Iain Crichton Smith was born on the 1st January 1928 in Glasgow, and moved to Lewis two years later with his parents, both of Highland origin, and his two brothers. His father died shortly afterwards, and he and his brothers were brought up by his mother in rather frugal conditions in the crofting community of Bayble. It is frequently stated that he was born on Lewis, but his first two years were spent in Glasgow, a fact he refers to in his writing.
He went to school in Stornoway, attending the Nicholson Institute, and his formative years in Lewis proved to be a lasting influence on his creative work, in particular the Free Presbyterian strand that permeates much of island life, which he saw as dogmatic and authoritarian, even anti-art. In an early piece of work, ‘Poem of Lewis’, Smith tells us that ‘They have no place for the fine graces/ of poetry.’
Also, the community in which he grew up was Gaelic-speaking, so that English was his second language, first learned at school. This bilingualism is also an important feature of his work, additionally allowing him to translate the work of other Gaelic poets including Duncan Ban McIntyre and Sorley MacLean, as well as employ both languages in his own compositions.
He attended the University of Aberdeen, where he read English, graduating in 1949, and after a spell of National Service in the fifties, went on to become an English teacher, taking up posts in high schools in Clydebank, Dumbarton, and finally Oban. In 1977 he retired to concentrate full-time on writing, and in the same year he married Donalda Logan.
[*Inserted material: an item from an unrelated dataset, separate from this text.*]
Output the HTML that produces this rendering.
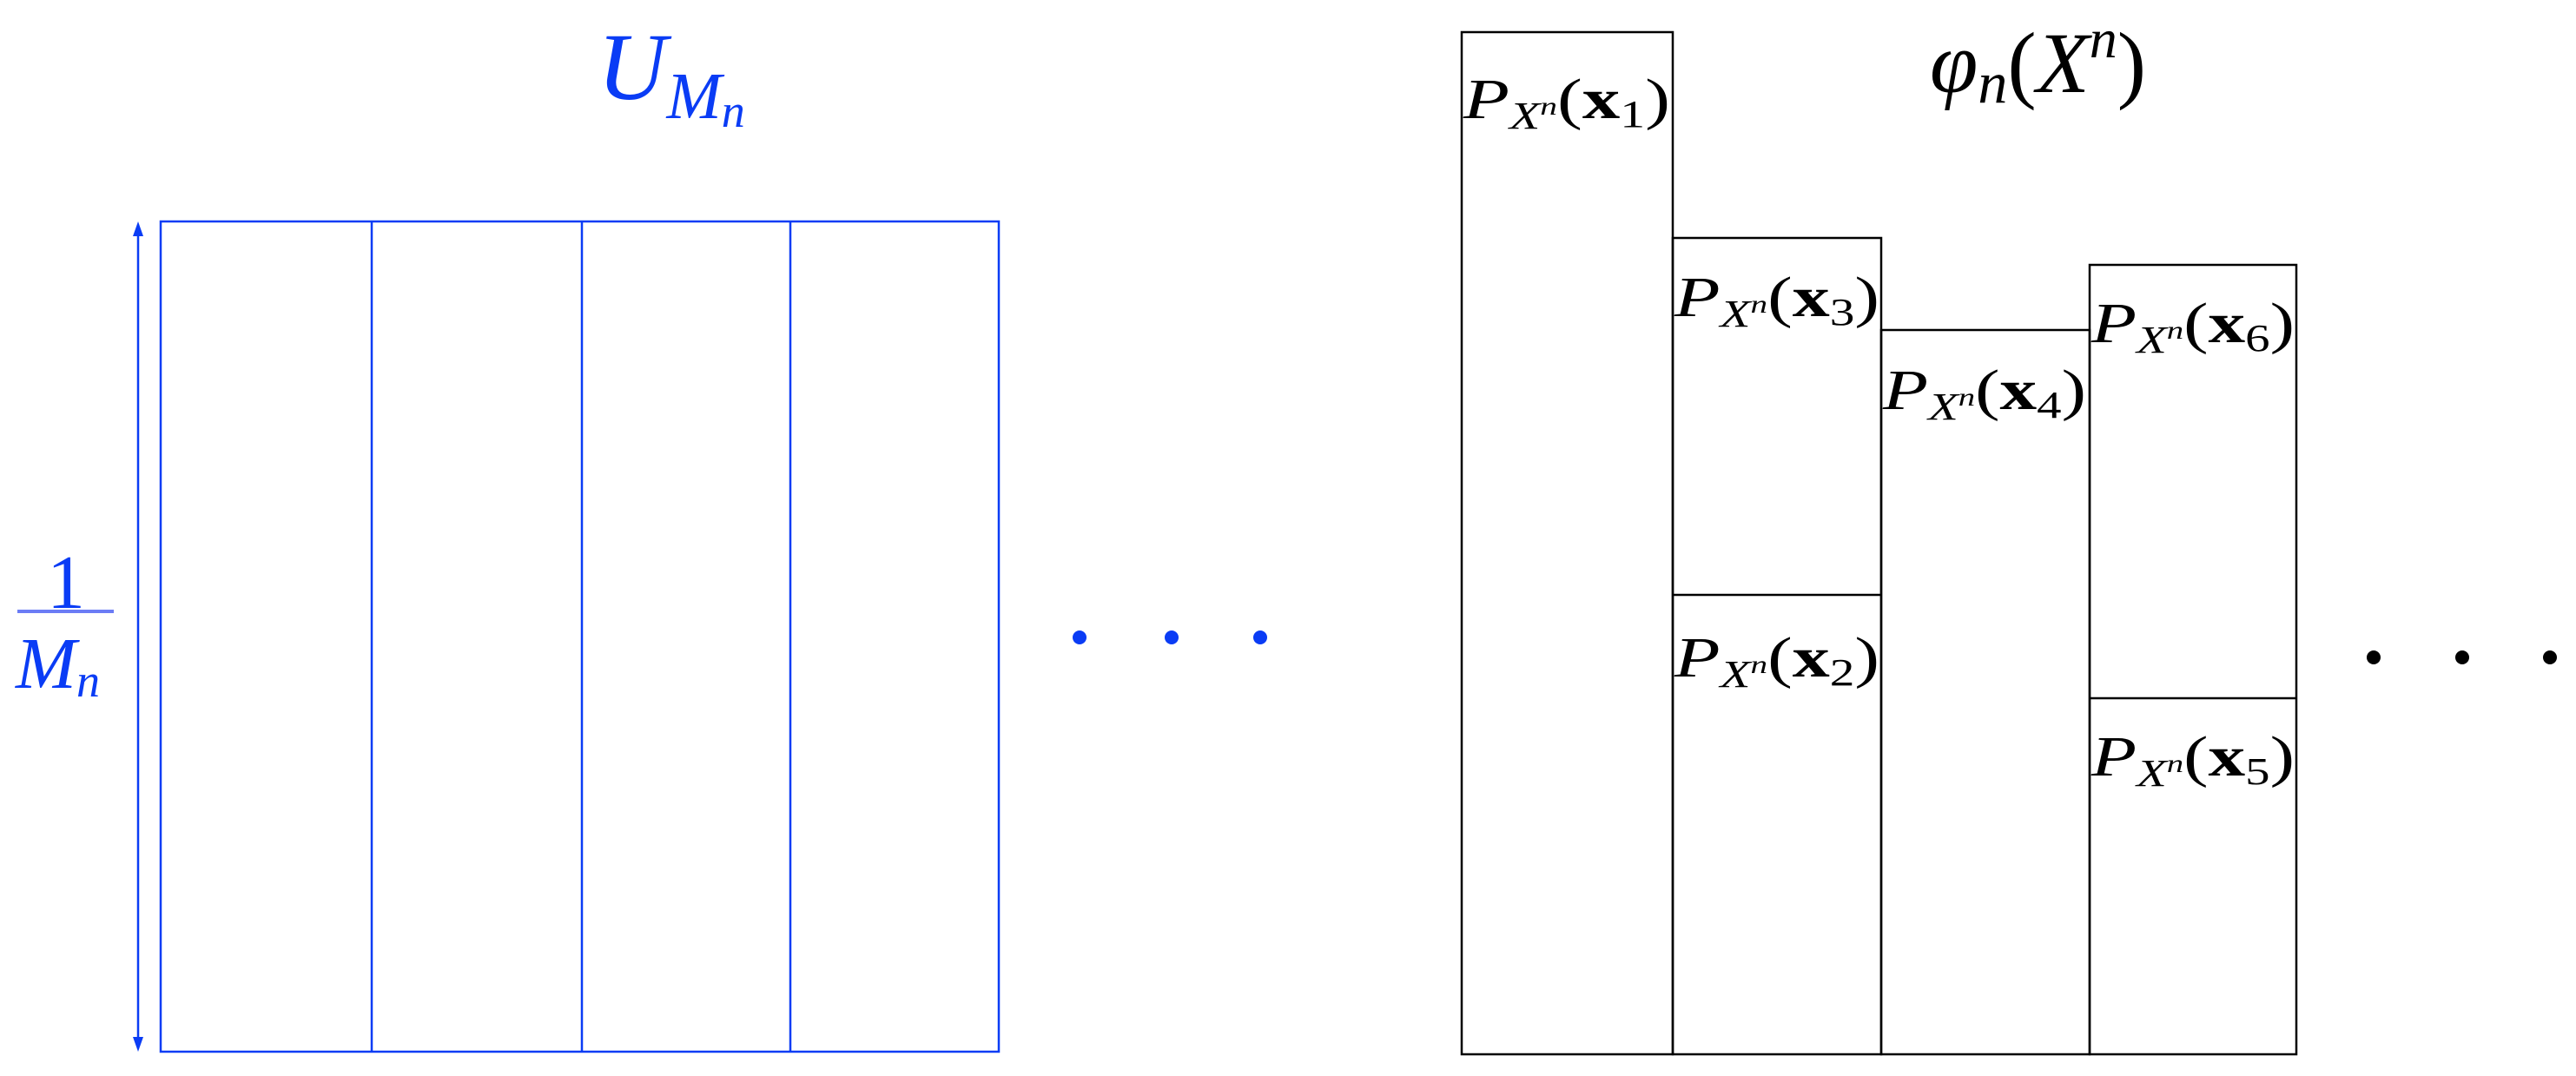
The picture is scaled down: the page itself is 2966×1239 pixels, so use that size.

Smith was honoured with an OBE in 1980, won several literary prizes, Saltire Society and Scottish Arts Council awards and fellowships, and was awarded honorary doctorates from the Universities of Glasgow, Dundee and Aberdeen. Although he travelled frequently, lecturing, visiting and giving poetry readings around the world, he remained very much a writer based in the Highlands of Scotland, with Gaelic culture, history and landscape ubiquitously informing his work. He continued to live in the village of Taynuilt, near Oban, with his wife Donalda, until his death in 1998.